C. Further, there is no change on abolition of DDT and taxing dividend income in the hands of shareholders. Dividend income will be taxable in the hands of shareholders. However, it has been clarified that in respect of transition which is effective from 1st April, 2020, there will be no tax liability in respect of Dividend Income received by a shareholder after 1st April, 2020, in case such dividend has been distributed by the company before 1st April, 2020 and DDT has been paid by the company while distributing such dividend.




D. Further, the TDS rate on payment of dividend to non-resident and foreign company has been prescribed at 20%. The Finance Bill presently has not provided any specific rate of TDS in respect of payment of dividend to non-residents and foreign companies with the result such dividend would have fallen in residual clause of 40%. The TDS rate of 10% on dividend for resident is already prescribed in the Finance Bill.




E. Proposal to levy TCS on sale of goods to continue despite huge paperwork and compliance obligations. However, exemption of such TCS in respect of Export Sales and also to sellers in respect of Import being provided.
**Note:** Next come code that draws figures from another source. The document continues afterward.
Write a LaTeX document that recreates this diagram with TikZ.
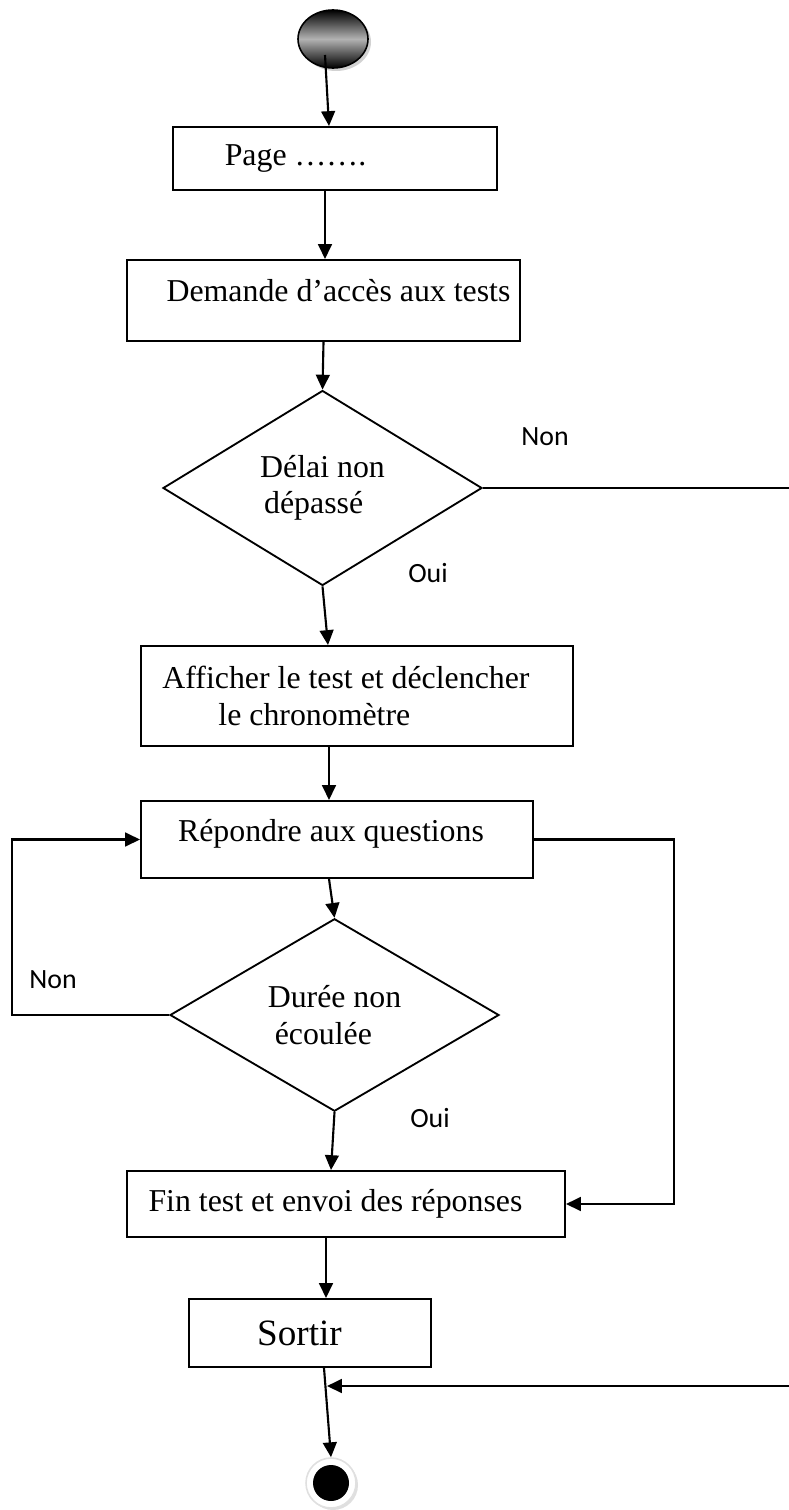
\documentclass[tikz,border=0pt]{standalone}
\usepackage{fontspec}
\setmainfont{Liberation Serif}
\newfontfamily\labelfont{Carlito}
\usetikzlibrary{shapes.geometric,arrows.meta,shadows}
\newlength{\pxl}
\setlength{\pxl}{0.377pt}
\newcommand{\nudge}[3]{\hspace*{#1\pxl}\raisebox{#2\pxl}[\height][\depth]{#3}}

\begin{document}
\begin{tikzpicture}[
  x=0.377pt, y=-0.377pt,
  font=\fontsize{12}{13.8}\selectfont,
  stepbox/.style={rectangle, draw, line width=0.75pt, inner sep=0pt},
  decision/.style={diamond, draw, line width=0.7pt, inner sep=0pt, align=left},
  startdot/.style={ellipse, draw, line width=0.6pt, inner sep=0pt, minimum width=70\pxl, minimum height=58\pxl, top color=black, bottom color=black, middle color=black!30, drop shadow={shadow xshift=3\pxl, shadow yshift=-3\pxl, fill=black!35}},
  enddot/.style={circle, draw=black!12, fill=white, line width=0.6pt, inner sep=0pt, minimum size=50\pxl, drop shadow={shadow xshift=2\pxl, shadow yshift=-2\pxl, fill=black!25}, path picture={\fill[black] (path picture bounding box.center) circle[radius=18\pxl];}},
  answer/.style={font=\labelfont\fontsize{10.5}{12}\selectfont, inner sep=0pt},
  arr/.style={-{Triangle[length=5.6pt,width=5.2pt]}, line width=0.8pt},
  link/.style={line width=0.8pt},
]
\useasboundingbox (0,0) rectangle (789,1510);

\node[startdot] (t-start) at (333,39) {};
\node[stepbox, minimum width=324\pxl, minimum height=63\pxl] (t-page) at (335,158.5) {\nudge{-79}{0}{Page …….}};
\node[stepbox, minimum width=393\pxl, minimum height=81\pxl] (t-dem) at (323.5,300.5) {\nudge{30}{10}{Demande d’accès aux tests}};
\node[decision, minimum width=319\pxl, minimum height=195\pxl] (t-delai) at (322.5,488) {Délai non\\\hspace*{4\pxl}dépassé};
\node[stepbox, align=left, minimum width=432\pxl, minimum height=100\pxl, font=\fontsize{12}{14}\selectfont] (t-aff) at (357,696) {\hspace*{-22\pxl}Afficher le test et déclencher\\\hspace*{34\pxl}le chronomètre};
\node[stepbox, minimum width=392\pxl, minimum height=77\pxl] (t-rep) at (337,839.5) {\nudge{-12}{6}{Répondre aux questions}};
\node[decision, minimum width=329\pxl, minimum height=176\pxl] (t-duree) at (334.5,1015) {Durée non\\\hspace*{7\pxl}écoulée};
\node[stepbox, minimum width=438\pxl, minimum height=66\pxl] (t-fin) at (346,1204) {\nudge{-21}{0}{Fin test et envoi des réponses}};
\node[stepbox, minimum width=242\pxl, minimum height=68\pxl, font=\fontsize{14}{16}\selectfont] (t-sortir) at (310,1333) {\nudge{-21}{0}{Sortir}};
\node[enddot] (t-end) at (331,1483) {};

\node[answer] (t-non1) at (545,437) {Non};
\node[answer] (t-oui1) at (428,573) {Oui};
\node[answer] (t-non2) at (53,980) {Non};
\node[answer] (t-oui2) at (430,1118) {Oui};

\coordinate (t-out) at (789,488);
\coordinate (t-back) at (789,1386);
\coordinate (t-merge) at (327,1386);

\draw[arr] ([xshift=-8\pxl,yshift=-16\pxl]t-start.center) -- ([xshift=-6\pxl]t-page.north);
\draw[arr] ([xshift=-10\pxl]t-page.south) -- ([xshift=-10\pxl]t-page.south |- t-dem.north);
\draw[arr] (t-dem.south) -- (t-delai.north);
\draw[link] (t-delai.east) -- (t-out);
\draw[arr] (t-delai.south) -- ([xshift=-29\pxl]t-aff.north);
\draw[arr] ([xshift=-28\pxl]t-aff.south) -- ([xshift=-28\pxl]t-aff.south |- t-rep.north);
\draw[arr] ([xshift=-8\pxl]t-rep.south) -- (t-duree.north);
\draw[arr] (t-duree.west) -- ++(-157,0) |- (t-rep.west);
\draw[arr] (t-rep.east) -- ++(140,0) |- (t-fin.east);
\draw[arr] (t-duree.south) -- ([xshift=-15\pxl]t-fin.north);
\draw[arr] ([xshift=-20\pxl]t-fin.south) -- ([xshift=-20\pxl]t-fin.south |- t-sortir.north);
\draw[arr] ([xshift=14\pxl]t-sortir.south) -- (t-end.north);
\draw[arr] (t-back) -- (t-merge);

\end{tikzpicture}
\end{document}
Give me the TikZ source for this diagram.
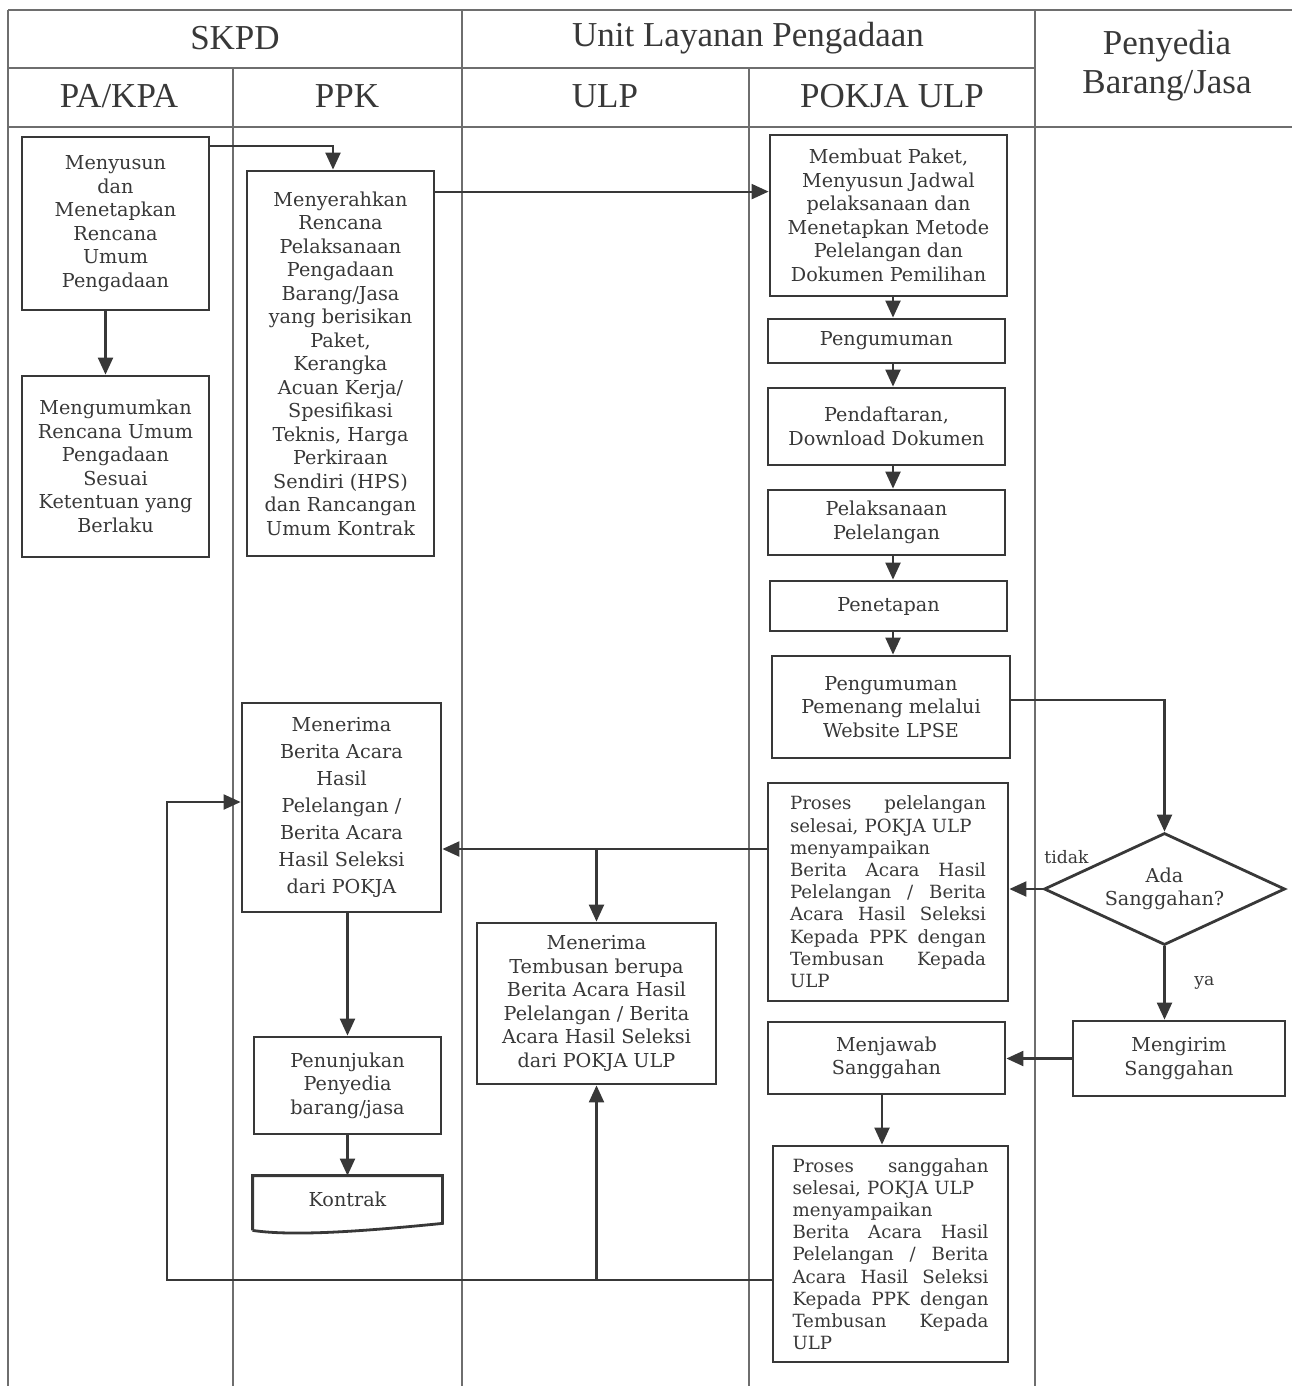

However this provision along with TCS on foreign remittance will be applicable from 1st October, 2020.




F. The provision for Tax to be deducted @2% on withdrawal of cash from Bank, Co-opt Bank and Post Officer exceeding Rs. 1 crore in aggregate during the year being amended. Now, in case of a person who has not filed the returns for preceding 3 years then tax will be deducted @ 2% on withdrawal exceeding Rs 20 lakhs and @ 5% on withdrawal exceeding Rs 1.00 crore. This provision will be applicable from1st July, 2020.




G. No TDS on Growth oriented Units on redemption.




H. New TCS provision to be effective from 1st October, 2020 as against proposed earlier from 1.4.2020




I. Scope of equalization levy of 6% introduced by Finance Act, 2016 in respect of payment to a non resident service provider exceeding RS 1 lac for online advertisements or digital advertising space or facilities is likely to be expanded to include payment for services for e commerce trade and services.